The contradiction may, however, be resolved by the claim that there are two functionally connected systems that form a kind of meta-states: During such a meta-state, one of these systems may be assumed to operate in a way that can reasonably be accounted for by the microstate model, whereas during the same meta-state, the connectivity of the other system can be reasonably accounted for by lagged coherence. This is what the authors seem to suggest when they argue in the discussion that microstate-type network processes may be bound to deeper brain regions, whereas the lagged coherence-type network processes take place in direct proximity of the electrodes, that is, in superficial regions of the brain.
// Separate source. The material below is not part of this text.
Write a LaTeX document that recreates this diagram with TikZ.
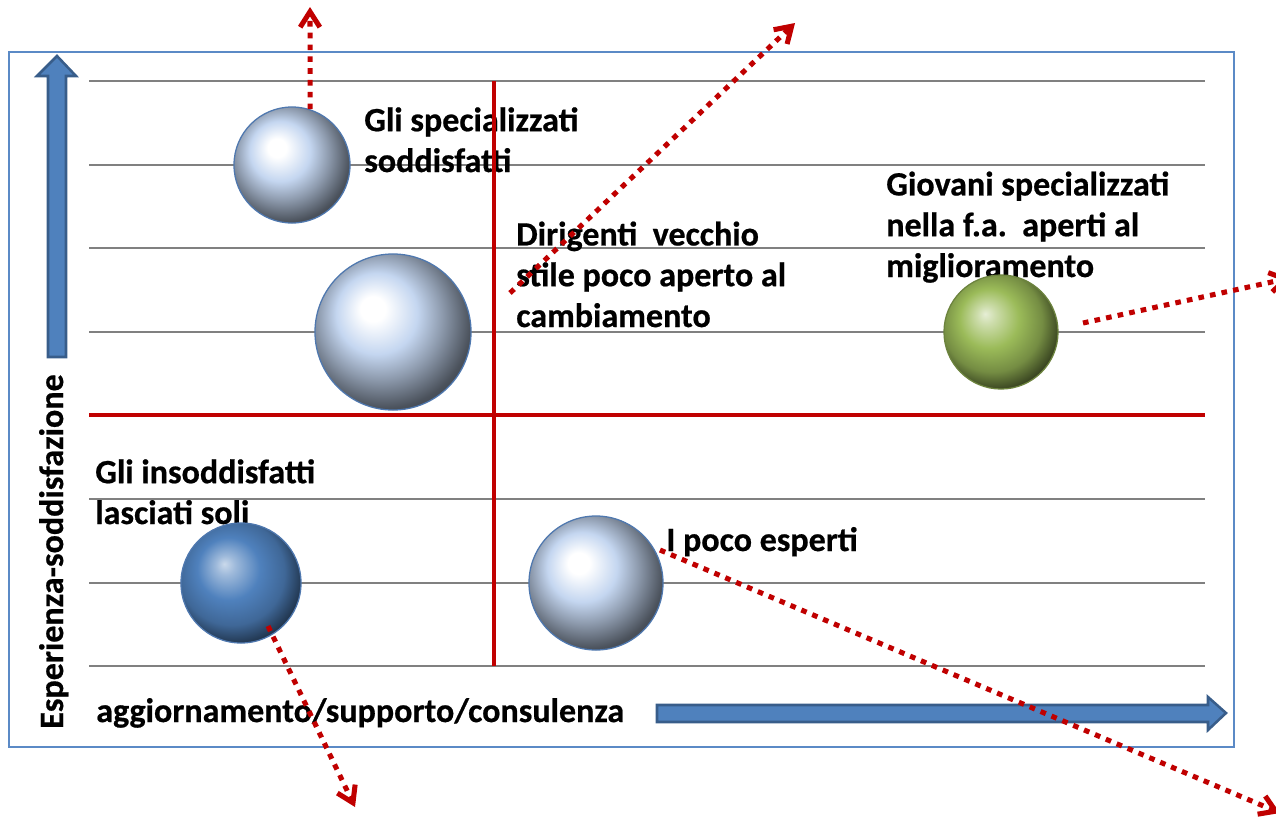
\documentclass[tikz,border=0pt]{standalone}
\usepackage{fontspec}
\setmainfont{Carlito}[BoldFeatures={FakeBold=0.6}]
\usepackage{tikz}
\usetikzlibrary{arrows.meta}

\definecolor{framecol}{RGB}{91,138,198}
\definecolor{gridcol}{RGB}{128,128,128}
\definecolor{quadred}{RGB}{192,0,0}
\definecolor{axisfill}{RGB}{79,129,189}
\definecolor{axisedge}{RGB}{56,93,138}
\definecolor{paleball}{RGB}{196,214,240}
\definecolor{darkball}{RGB}{79,129,189}
\definecolor{greenball}{RGB}{155,187,89}
\definecolor{ballrim}{RGB}{79,120,175}

\pgfdeclareradialshading{paleglass}{\pgfpoint{-7bp}{8bp}}{color(0bp)=(white); color(4bp)=(white);
    color(13bp)=(paleball); color(20bp)=(paleball!72!black); color(28bp)=(paleball!38!black); color(50bp)=(black)}
\pgfdeclareradialshading{darkglass}{\pgfpoint{-7bp}{8bp}}{color(0bp)=(darkball!30!white); color(4bp)=(darkball!55!white);
    color(13bp)=(darkball); color(22bp)=(darkball!80!black); color(30bp)=(darkball!35!black); color(50bp)=(black)}
\pgfdeclareradialshading{greenglass}{\pgfpoint{-7bp}{8bp}}{color(0bp)=(greenball!25!white); color(4bp)=(greenball!50!white);
    color(13bp)=(greenball); color(22bp)=(greenball!75!black); color(30bp)=(greenball!30!black); color(50bp)=(black)}

\begin{document}
\begin{tikzpicture}[x=0.025cm, y=-0.025cm,
    gridline/.style={draw=gridcol, line width=1.5pt},
    quadline/.style={draw=quadred, line width=3.5pt},
    axisarrow/.style={fill=axisfill, draw=axisedge, line width=1.8pt, line join=miter},
    sphere/.style={circle, inner sep=0pt, draw=ballrim, line width=0.9pt, shading=#1},
    lbl/.style={font=\fontsize{24.2}{29}\selectfont\bfseries, inner sep=0pt, align=left, anchor=base west},
    trend/.style={draw=quadred, line width=3.6pt, dash pattern=on 4pt off 4.4pt,
        -{Straight Barb[length=11pt, width=14pt, line width=3.6pt]}}]
    \useasboundingbox (0,0) rectangle (1276,818);
    \draw[draw=framecol, line width=1.2pt] (9,52) rectangle (1234,747);
    \foreach \y in {81,165,248,332,499,583,666}
        \draw[gridline] (89,\y) -- (1205,\y);

    \node[lbl] (tsatisfied) at (364,172) {Gli specializzati\\soddisfatti};
    \node[lbl] (tmanagers) at (516,327) {Dirigenti\ \ vecchio\\stile poco aperto al\\cambiamento};
    \node[lbl] (tyoung) at (886,277) {Giovani specializzati\\nella f.a.\ \ aperti al\\miglioramento};
    \node[lbl] (talone) at (95,524) {Gli insoddisfatti\\lasciati soli};
    \node[lbl] (tnovices) at (666,551) {I poco esperti};
    \node[lbl] (xlabel) at (96,722) {aggiornamento/supporto/consulenza};
    \node[lbl, rotate=90] (ylabel) at (63,729) {Esperienza-soddisfazione};

    \draw[quadline] (89,415) -- (1205,415);
    \draw[quadline] (494,81) -- (494,666);

    \node[sphere=paleglass, minimum size=2.9cm] (satisfied) at (292,165) {};
    \node[sphere=paleglass, minimum size=3.9cm] (managers) at (393,332) {};
    \node[sphere=greenglass, draw=greenball!70!black, minimum size=2.85cm] (young) at (1001,332) {};
    \node[sphere=darkglass, minimum size=3cm] (alone) at (241,583) {};
    \node[sphere=paleglass, minimum size=3.35cm] (novices) at (596,583) {};

    \draw[axisarrow] (48,357) -- (48,76) -- (37,76) -- (57,56) -- (76,76) -- (66,76) -- (66,357) -- cycle;
    \draw[axisarrow] (657,705) -- (1208,705) -- (1208,697) -- (1226,713) -- (1208,730) -- (1208,722) -- (657,722) -- cycle;

    \coordinate (upA) at (310,7);
    \coordinate (fromB) at (510,293);
    \coordinate (upB) at (795,23);
    \coordinate (fromC) at (1083,323);
    \coordinate (rightC) at (1290,278);
    \coordinate (fromD) at (268,626);
    \coordinate (downD) at (355,807);
    \coordinate (fromE) at (660,550);
    \coordinate (downE) at (1280,813);
    \draw[trend] (satisfied.72) -- (upA);
    \draw[trend] (fromB) -- (upB);
    \draw[trend] (fromC) -- (rightC);
    \draw[trend] (fromD) -- (downD);
    \draw[trend] (fromE) -- (downE);
\end{tikzpicture}
\end{document}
However, for this argument to work, it would be essential that the analysis of the microstate-type connectivity pattern was conducted solely based on a set of sources that excluded those sources interacting through lagged oscillation, and that the analysis of lagged connectivity was conducted on signals that are not stemming from microstate-type network activity. Given the obvious issues with volume conduction on the scalp signal level, and given the low resolution of inverse solutions, it remains elusive how this problem can be solved in a mathematically rigorous way. Also the authors' proposal that such a separation may just coincide with a spatial separation in depth does not solve this issue, because the mixing of source signals on the scalp applies to all sources, such that the data recorded at each scalp electrode may contain information of both superficial and deep sources. Similarly, one may argue that the microstate parcellation would be a mere technical tool that is not meant to be understood literally as connectivity. However, although such an instrumentalist view can avoid the contradictory understandings of connectivity that we have pointed out, it then provides no reason why the measures of lagged connectivity should be viewed any different, and be informative about connectivity beyond what we attribute to the microstate model.

In our opinion, it thus remains elusive what the results the authors reported might represent and how they may be explained.